If that wasn’t bad enough, they endured a few crises during the six weeks they were in Lagos. While out walking one evening, Paul and Linda were robbed at knifepoint, with the thieves making off with his lyric sheets and demos in addition to their valuables. In the middle of a session, Paul collapsed from a bronchial spasm caused by too much smoking. The group also had to contend with Afrobeat legend and political activist Fela Kuti, who publicly accused McCartney of coming to Africa to exploit indigenous music. McCartney invited Kuti to the studio to play him the tapes and assure him that the music did not have African influences.

Somehow, they managed to keep everything together. McCartney, whose skill at multiple instruments is well-documented, took over lead guitar and drum chores for the departed members. Still, the tension of the recording sessions was reflected in the first words of the album’s opener, which was also the title track. “Stuck inside these four walls / Sent inside forever / Never seeing no one nice again / Like you … / If we ever get out of here.” But McCartney’s perpetual optimism nonetheless won out, with them breaking free by the end of the song, never to be found.
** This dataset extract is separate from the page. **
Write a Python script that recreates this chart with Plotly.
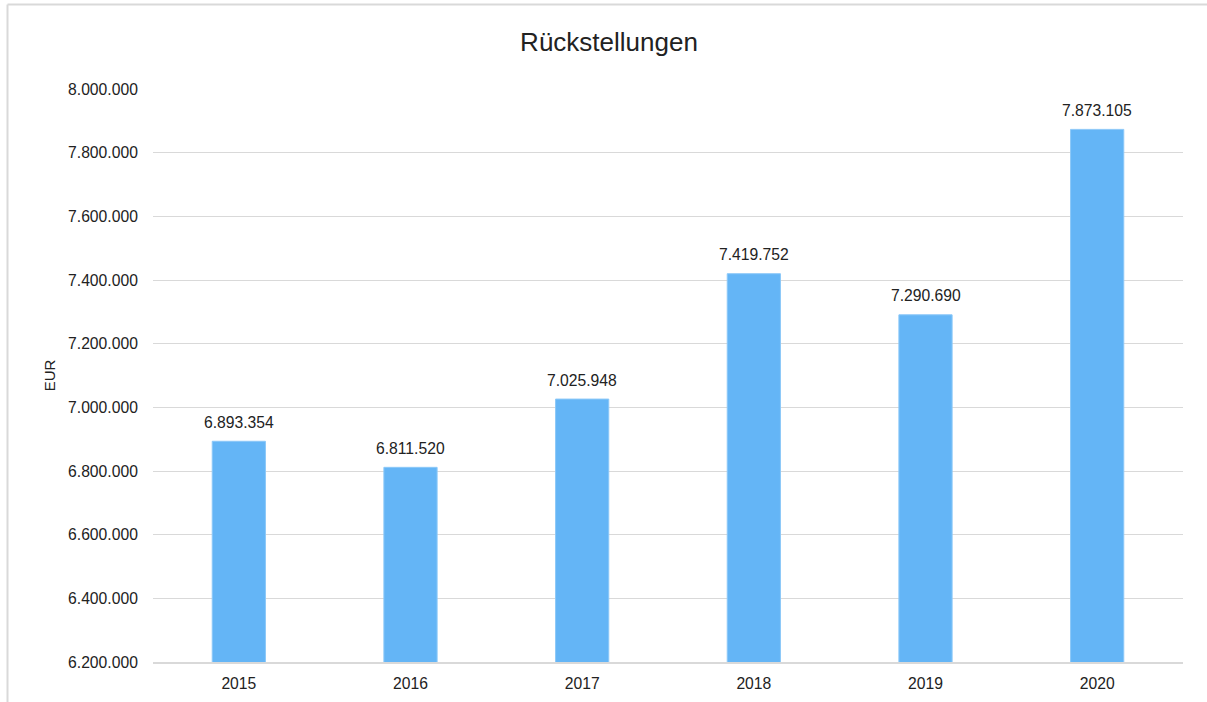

As with all of McCartney’s best efforts, the album's strength lies in finding that delicate balance between his pop sensibilities, eclecticism and willingness to experiment. There are rockers both full-throated ("Jet") and muscular ("Let Me Roll It," which some believed to be a swipe at John Lennon) and folky ballads ("Bluebird" and "Mamunia"). He indulged his whimsical side – so effective on the underrated Ram – for "Mrs. Vandebilt" and "Nineteen Hundred and Eighty-Five." Even the slighter songs, "No Words" and "Picasso's Last Words (Drink to Me)" have passages throughout to keep you coming back.

“When we got back home, people said, ‘Ah, out of adversity has been born a good album,’” McCartney reflected in 1998. “But I hate that theory. It may well be true, but that’s why I don’t like it. I hate the idea that you’ve got to sweat and suffer to produce something good. But it turned out successfully, anyway.”

The public agreed. Band on the Run reached No. 1 on the Billboard album chart and spawned three Top 10 singles – including "Helen Wheels," which was included on the U.S. release of the album over McCartney’s objections. To date, the album has sold some seven million copies worldwide.

McCartney still has a high opinion of Band on the Run. Three of its songs – "Jet," "Let Me Roll It" and the title track – have been a regular part of his concerts since his return to touring in 1989. He later added "Mrs. Vandebilt" and "Nineteen Hundred and Eighty-Five" to the setlist, making Band on the Run better represented than any other post-Beatles album.